How to seem even goofier to your nongardening neighbors

I blame Bohemian Rhapsody. The rose, not the song, though you'll see that both figure into this.

First the back story. My neighbors are all dear people but they've long since learned to shake their heads in disbelief at me and my gardening habits. It isn't just that every convenient sight line in my yard has a garden along it, all of which are crammed full of roses of course. Or that I haul 8 or 10 big 50 lb. bales of alfalfa hay into my yard each spring and I don't have a horse. Or that I've been known to garden with a flashlight in dress clothes and barefoot when I get home from work (can't get good shoes dirty after all). Or that I've been out gardening every weekend for the last three months, including the days that were 30 degrees and snowing (just last week, no less) or pouring deluges of rain (hey, that's what umbrellas are for). I'm the only one in the neighborhood who hauls leaf bags BACK into my yard from other people's curbs. I have to wear extra baggy t-shirts to cover up the holes in the rear of my favorite ratty gardening shorts, though once I've sat in wet icky soil you can't tell where the shorts stop and the holes start anyway. My neighbors appreciate the "pretty flowers" and love the bouquets I drop by, but you can tell it's all just too much weirdness and work the way I garden.

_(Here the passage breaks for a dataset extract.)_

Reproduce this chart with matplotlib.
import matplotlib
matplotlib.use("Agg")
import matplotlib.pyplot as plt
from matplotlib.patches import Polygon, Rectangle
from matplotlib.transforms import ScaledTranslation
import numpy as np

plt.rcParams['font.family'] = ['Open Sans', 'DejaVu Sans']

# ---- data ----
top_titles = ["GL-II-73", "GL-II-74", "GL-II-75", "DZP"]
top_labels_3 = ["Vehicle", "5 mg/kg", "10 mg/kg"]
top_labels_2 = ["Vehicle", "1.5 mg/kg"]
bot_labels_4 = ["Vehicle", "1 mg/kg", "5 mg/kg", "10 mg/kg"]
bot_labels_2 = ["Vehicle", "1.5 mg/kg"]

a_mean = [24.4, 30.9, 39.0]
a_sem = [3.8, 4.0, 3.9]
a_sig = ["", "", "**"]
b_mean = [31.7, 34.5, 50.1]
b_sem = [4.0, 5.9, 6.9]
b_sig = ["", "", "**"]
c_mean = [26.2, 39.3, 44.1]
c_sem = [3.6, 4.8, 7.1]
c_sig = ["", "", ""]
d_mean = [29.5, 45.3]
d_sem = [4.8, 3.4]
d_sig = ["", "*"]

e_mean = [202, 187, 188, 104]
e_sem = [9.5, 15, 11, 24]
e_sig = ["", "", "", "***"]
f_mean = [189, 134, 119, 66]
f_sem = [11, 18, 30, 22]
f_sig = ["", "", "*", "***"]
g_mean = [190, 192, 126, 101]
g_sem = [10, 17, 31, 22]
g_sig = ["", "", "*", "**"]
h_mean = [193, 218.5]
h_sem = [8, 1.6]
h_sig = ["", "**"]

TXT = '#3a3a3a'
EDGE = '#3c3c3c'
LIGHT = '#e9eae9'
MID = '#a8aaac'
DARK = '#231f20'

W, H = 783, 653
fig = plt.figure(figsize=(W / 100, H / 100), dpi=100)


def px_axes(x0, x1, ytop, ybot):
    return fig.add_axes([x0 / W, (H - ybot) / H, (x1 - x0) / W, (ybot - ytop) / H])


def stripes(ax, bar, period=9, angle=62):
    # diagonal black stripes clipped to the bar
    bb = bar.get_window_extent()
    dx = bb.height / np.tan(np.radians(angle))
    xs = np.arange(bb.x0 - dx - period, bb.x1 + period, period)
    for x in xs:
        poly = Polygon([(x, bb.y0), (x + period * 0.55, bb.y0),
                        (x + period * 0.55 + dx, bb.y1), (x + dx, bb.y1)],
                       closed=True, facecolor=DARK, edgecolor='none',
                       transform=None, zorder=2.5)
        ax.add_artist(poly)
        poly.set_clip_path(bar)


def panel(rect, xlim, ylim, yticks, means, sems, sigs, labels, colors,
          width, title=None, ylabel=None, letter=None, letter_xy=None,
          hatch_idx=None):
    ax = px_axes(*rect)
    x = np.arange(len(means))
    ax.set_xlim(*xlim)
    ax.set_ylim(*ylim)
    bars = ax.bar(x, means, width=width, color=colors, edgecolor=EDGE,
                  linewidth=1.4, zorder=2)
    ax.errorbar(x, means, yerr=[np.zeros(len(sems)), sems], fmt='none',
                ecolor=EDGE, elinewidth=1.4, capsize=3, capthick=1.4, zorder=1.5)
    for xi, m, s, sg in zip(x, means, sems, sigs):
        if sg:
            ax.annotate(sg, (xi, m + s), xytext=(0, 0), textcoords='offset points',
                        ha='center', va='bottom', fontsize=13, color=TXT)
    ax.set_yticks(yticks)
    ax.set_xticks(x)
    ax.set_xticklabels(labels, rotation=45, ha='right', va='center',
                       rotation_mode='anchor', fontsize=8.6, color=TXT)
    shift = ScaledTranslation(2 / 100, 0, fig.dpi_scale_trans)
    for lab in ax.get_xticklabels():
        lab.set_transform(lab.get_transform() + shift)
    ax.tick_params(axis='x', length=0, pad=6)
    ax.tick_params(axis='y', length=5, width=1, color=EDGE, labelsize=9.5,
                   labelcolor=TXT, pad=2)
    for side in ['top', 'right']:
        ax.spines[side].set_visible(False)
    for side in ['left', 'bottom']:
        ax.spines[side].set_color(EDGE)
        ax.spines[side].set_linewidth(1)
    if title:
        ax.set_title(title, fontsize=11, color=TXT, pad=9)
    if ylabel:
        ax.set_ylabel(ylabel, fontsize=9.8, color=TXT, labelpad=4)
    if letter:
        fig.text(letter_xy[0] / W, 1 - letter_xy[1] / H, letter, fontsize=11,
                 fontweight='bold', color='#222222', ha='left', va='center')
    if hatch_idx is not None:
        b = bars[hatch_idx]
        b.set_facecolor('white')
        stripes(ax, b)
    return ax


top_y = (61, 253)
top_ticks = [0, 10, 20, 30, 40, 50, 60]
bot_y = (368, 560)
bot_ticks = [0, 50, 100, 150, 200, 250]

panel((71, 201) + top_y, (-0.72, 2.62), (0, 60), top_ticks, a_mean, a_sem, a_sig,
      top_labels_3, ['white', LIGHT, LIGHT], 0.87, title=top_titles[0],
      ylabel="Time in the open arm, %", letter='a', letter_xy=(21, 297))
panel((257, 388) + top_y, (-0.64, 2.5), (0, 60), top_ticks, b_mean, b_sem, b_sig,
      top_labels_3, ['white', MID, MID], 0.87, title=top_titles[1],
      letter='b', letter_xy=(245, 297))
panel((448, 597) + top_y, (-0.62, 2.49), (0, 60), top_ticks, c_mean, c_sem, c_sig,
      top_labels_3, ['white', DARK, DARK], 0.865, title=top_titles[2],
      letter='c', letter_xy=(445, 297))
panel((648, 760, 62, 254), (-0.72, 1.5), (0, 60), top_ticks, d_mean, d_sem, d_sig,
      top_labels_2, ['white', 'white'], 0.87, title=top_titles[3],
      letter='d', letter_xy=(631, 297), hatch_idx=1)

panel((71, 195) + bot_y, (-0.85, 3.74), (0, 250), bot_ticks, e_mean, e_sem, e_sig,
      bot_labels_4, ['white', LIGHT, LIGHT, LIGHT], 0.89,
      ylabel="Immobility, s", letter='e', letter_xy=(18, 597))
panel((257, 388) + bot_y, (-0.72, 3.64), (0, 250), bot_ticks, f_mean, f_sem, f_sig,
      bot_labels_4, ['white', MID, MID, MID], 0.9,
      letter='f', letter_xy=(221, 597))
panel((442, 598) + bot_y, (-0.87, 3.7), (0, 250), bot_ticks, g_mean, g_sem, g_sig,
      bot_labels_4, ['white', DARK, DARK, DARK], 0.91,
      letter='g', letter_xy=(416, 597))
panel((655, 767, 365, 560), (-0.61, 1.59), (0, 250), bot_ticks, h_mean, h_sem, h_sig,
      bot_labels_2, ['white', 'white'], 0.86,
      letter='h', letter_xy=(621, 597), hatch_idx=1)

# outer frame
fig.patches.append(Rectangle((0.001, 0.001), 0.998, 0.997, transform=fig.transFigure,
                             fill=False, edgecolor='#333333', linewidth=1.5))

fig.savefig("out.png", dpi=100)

So anyway, I was starting to plant my usual bulk order of 66 roses from Roses Unlimited this weekend (along with the orders from Heirloom, Rogue Valley, Northland, Chamblees, Cool Roses, etc.), and I was tucking in the very cool blooming plant of Bohemian Rhapsody into a spot by the fence. It's got a vivid very double bloom and looks quite healthy, which is a nice surprise since I haven't heard much about this rose before. While working in the garden, I had some stupid song stuck in my head as we often do - not sure what but something repetitive and annoying like Cake by the Ocean (I blame my teenagers for that one). I tend to drive out annoying songs with good ones, so Bohemian Rhapsody was an obvious choice. Growing up in the 70's means that of COURSE I know all the words, even the obscure ones, and I find that running song lyrics like this in my head can drive out even the dreaded Bad Romance if I really try.

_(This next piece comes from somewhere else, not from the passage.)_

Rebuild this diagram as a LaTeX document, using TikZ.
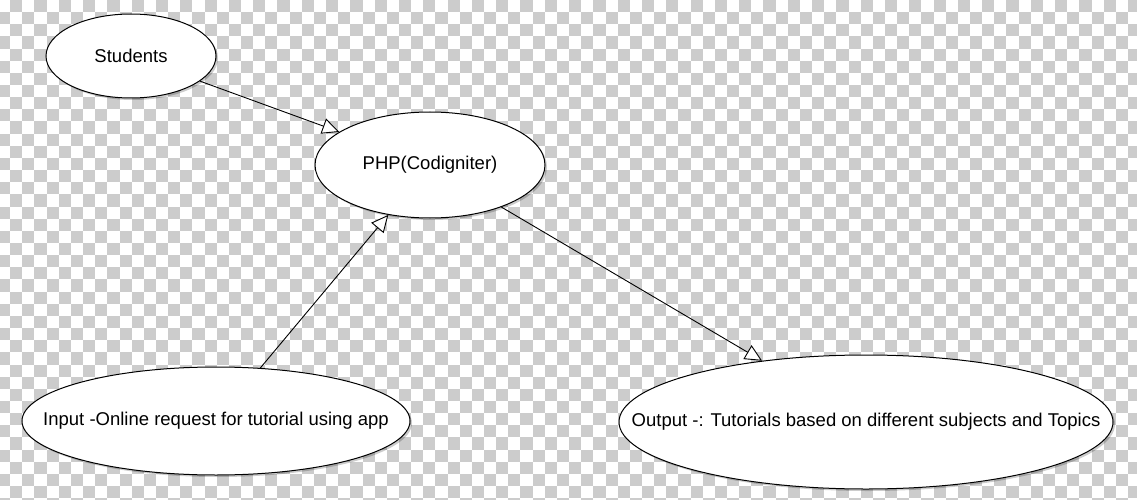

Well, I just get to the interesting part with "Scaramouche, Scaramouche, will you do the fandango, thunderbolts of lightning, very very frightening" plus all the Galileos, when I realize to my dismay that I'm singing this out loud at the top of my lungs (the only way to hit the high notes in this song, I fear). I quick turn to check out the sidewalk and breathe a sigh of relief that I'm in the clear. Just then, however, a little five-year-old head pops over the fence and asks in a puzzled voice, "what are you DOING?". I mumble something about singing and quickly change the subject, which she is most happy to do, but I'm fully aware that her mom and dad are also out in the backyard carefully not commenting on anything. Fortunately I sent along another bouquet by said 5-year-old and hopefully that's enough of a distraction to make up for my garden goofiness.

I'm content to be the goofy garden lady but this one was a little over the top even for me. I just planted the Clements rose "Memories" today and I really had to stop myself from channeling Barbra Streisand just in case my mouth got away from me again.

Any goofy looks from your neighbors lately?